SHORT EXERCISE: Your task is to quote the material that follows, in full and exactly.

SUPPLIED DATA:
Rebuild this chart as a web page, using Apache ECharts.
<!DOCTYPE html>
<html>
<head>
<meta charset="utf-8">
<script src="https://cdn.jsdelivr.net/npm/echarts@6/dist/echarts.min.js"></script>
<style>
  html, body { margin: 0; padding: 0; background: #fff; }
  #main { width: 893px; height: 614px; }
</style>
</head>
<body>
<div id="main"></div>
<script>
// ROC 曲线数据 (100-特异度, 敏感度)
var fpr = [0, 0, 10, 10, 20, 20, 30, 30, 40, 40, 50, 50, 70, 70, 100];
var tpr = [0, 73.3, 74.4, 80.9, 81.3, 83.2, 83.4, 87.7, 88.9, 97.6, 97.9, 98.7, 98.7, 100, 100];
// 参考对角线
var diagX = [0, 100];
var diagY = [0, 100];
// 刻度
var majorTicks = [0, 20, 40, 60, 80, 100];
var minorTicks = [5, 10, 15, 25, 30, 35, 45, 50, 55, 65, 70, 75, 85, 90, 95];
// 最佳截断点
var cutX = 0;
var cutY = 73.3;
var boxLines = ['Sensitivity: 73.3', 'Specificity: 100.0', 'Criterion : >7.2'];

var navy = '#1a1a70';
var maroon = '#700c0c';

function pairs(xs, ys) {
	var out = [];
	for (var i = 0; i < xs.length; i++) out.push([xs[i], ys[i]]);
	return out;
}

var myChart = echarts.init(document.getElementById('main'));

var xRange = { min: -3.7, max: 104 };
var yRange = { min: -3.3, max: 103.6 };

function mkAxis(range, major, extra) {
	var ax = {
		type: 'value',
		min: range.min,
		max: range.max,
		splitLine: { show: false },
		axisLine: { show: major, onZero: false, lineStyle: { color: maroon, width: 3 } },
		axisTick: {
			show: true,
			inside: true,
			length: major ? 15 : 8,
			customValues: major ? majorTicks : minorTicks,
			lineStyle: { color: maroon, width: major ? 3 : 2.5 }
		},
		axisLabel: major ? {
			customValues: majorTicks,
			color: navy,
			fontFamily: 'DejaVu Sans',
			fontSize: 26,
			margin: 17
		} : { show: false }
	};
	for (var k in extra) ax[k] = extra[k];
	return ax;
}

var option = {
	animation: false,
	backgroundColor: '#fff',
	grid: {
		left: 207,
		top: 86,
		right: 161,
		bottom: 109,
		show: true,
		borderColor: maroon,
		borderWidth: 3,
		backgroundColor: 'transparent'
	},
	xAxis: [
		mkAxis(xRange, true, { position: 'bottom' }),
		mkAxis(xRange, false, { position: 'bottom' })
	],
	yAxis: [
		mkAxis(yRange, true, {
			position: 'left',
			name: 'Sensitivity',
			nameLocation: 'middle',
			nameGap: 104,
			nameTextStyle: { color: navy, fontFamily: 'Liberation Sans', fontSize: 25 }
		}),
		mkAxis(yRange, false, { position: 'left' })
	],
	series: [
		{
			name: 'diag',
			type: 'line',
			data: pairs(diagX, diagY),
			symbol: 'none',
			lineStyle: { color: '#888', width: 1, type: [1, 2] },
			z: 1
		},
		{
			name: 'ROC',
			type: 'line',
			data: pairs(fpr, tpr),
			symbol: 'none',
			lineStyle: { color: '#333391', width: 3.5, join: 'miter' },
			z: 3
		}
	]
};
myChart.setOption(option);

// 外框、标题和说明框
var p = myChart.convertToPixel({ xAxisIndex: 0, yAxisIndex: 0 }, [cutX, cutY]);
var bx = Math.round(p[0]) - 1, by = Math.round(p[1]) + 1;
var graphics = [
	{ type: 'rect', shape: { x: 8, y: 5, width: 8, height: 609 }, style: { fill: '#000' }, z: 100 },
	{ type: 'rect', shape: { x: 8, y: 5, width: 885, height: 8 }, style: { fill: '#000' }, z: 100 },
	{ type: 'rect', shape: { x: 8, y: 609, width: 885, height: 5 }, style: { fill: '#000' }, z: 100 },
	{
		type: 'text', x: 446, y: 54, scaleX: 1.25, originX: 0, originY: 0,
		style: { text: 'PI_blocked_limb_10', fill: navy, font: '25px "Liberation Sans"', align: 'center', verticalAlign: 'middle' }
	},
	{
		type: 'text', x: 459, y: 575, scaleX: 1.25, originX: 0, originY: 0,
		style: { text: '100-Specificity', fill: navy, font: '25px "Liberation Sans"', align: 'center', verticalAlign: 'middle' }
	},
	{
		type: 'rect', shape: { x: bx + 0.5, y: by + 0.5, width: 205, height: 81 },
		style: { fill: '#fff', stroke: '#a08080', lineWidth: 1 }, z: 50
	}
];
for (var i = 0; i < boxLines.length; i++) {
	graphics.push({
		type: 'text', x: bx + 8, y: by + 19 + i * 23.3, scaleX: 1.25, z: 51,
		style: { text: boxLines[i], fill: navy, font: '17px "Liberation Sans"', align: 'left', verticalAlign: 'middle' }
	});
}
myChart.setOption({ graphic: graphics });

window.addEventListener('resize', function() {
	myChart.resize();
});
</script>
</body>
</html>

WRITTEN REPLY:
Rebuild this chart as a web page, using Apache ECharts.
<!DOCTYPE html>
<html>
<head>
<meta charset="utf-8">
<script src="https://cdn.jsdelivr.net/npm/echarts@6/dist/echarts.min.js"></script>
<style>
  html, body { margin: 0; padding: 0; background: #fff; }
  #main { width: 893px; height: 614px; }
</style>
</head>
<body>
<div id="main"></div>
<script>
// ROC 曲线数据 (100-特异度, 敏感度)
var fpr = [0, 0, 10, 10, 20, 20, 30, 30, 40, 40, 50, 50, 70, 70, 100];
var tpr = [0, 73.3, 74.4, 80.9, 81.3, 83.2, 83.4, 87.7, 88.9, 97.6, 97.9, 98.7, 98.7, 100, 100];
// 参考对角线
var diagX = [0, 100];
var diagY = [0, 100];
// 刻度
var majorTicks = [0, 20, 40, 60, 80, 100];
var minorTicks = [5, 10, 15, 25, 30, 35, 45, 50, 55, 65, 70, 75, 85, 90, 95];
// 最佳截断点
var cutX = 0;
var cutY = 73.3;
var boxLines = ['Sensitivity: 73.3', 'Specificity: 100.0', 'Criterion : >7.2'];

var navy = '#1a1a70';
var maroon = '#700c0c';

function pairs(xs, ys) {
	var out = [];
	for (var i = 0; i < xs.length; i++) out.push([xs[i], ys[i]]);
	return out;
}

var myChart = echarts.init(document.getElementById('main'));

var xRange = { min: -3.7, max: 104 };
var yRange = { min: -3.3, max: 103.6 };

function mkAxis(range, major, extra) {
	var ax = {
		type: 'value',
		min: range.min,
		max: range.max,
		splitLine: { show: false },
		axisLine: { show: major, onZero: false, lineStyle: { color: maroon, width: 3 } },
		axisTick: {
			show: true,
			inside: true,
			length: major ? 15 : 8,
			customValues: major ? majorTicks : minorTicks,
			lineStyle: { color: maroon, width: major ? 3 : 2.5 }
		},
		axisLabel: major ? {
			customValues: majorTicks,
			color: navy,
			fontFamily: 'DejaVu Sans',
			fontSize: 26,
			margin: 17
		} : { show: false }
	};
	for (var k in extra) ax[k] = extra[k];
	return ax;
}

var option = {
	animation: false,
	backgroundColor: '#fff',
	grid: {
		left: 207,
		top: 86,
		right: 161,
		bottom: 109,
		show: true,
		borderColor: maroon,
		borderWidth: 3,
		backgroundColor: 'transparent'
	},
	xAxis: [
		mkAxis(xRange, true, { position: 'bottom' }),
		mkAxis(xRange, false, { position: 'bottom' })
	],
	yAxis: [
		mkAxis(yRange, true, {
			position: 'left',
			name: 'Sensitivity',
			nameLocation: 'middle',
			nameGap: 104,
			nameTextStyle: { color: navy, fontFamily: 'Liberation Sans', fontSize: 25 }
		}),
		mkAxis(yRange, false, { position: 'left' })
	],
	series: [
		{
			name: 'diag',
			type: 'line',
			data: pairs(diagX, diagY),
			symbol: 'none',
			lineStyle: { color: '#888', width: 1, type: [1, 2] },
			z: 1
		},
		{
			name: 'ROC',
			type: 'line',
			data: pairs(fpr, tpr),
			symbol: 'none',
			lineStyle: { color: '#333391', width: 3.5, join: 'miter' },
			z: 3
		}
	]
};
myChart.setOption(option);

// 外框、标题和说明框
var p = myChart.convertToPixel({ xAxisIndex: 0, yAxisIndex: 0 }, [cutX, cutY]);
var bx = Math.round(p[0]) - 1, by = Math.round(p[1]) + 1;
var graphics = [
	{ type: 'rect', shape: { x: 8, y: 5, width: 8, height: 609 }, style: { fill: '#000' }, z: 100 },
	{ type: 'rect', shape: { x: 8, y: 5, width: 885, height: 8 }, style: { fill: '#000' }, z: 100 },
	{ type: 'rect', shape: { x: 8, y: 609, width: 885, height: 5 }, style: { fill: '#000' }, z: 100 },
	{
		type: 'text', x: 446, y: 54, scaleX: 1.25, originX: 0, originY: 0,
		style: { text: 'PI_blocked_limb_10', fill: navy, font: '25px "Liberation Sans"', align: 'center', verticalAlign: 'middle' }
	},
	{
		type: 'text', x: 459, y: 575, scaleX: 1.25, originX: 0, originY: 0,
		style: { text: '100-Specificity', fill: navy, font: '25px "Liberation Sans"', align: 'center', verticalAlign: 'middle' }
	},
	{
		type: 'rect', shape: { x: bx + 0.5, y: by + 0.5, width: 205, height: 81 },
		style: { fill: '#fff', stroke: '#a08080', lineWidth: 1 }, z: 50
	}
];
for (var i = 0; i < boxLines.length; i++) {
	graphics.push({
		type: 'text', x: bx + 8, y: by + 19 + i * 23.3, scaleX: 1.25, z: 51,
		style: { text: boxLines[i], fill: navy, font: '17px "Liberation Sans"', align: 'left', verticalAlign: 'middle' }
	});
}
myChart.setOption({ graphic: graphics });

window.addEventListener('resize', function() {
	myChart.resize();
});
</script>
</body>
</html>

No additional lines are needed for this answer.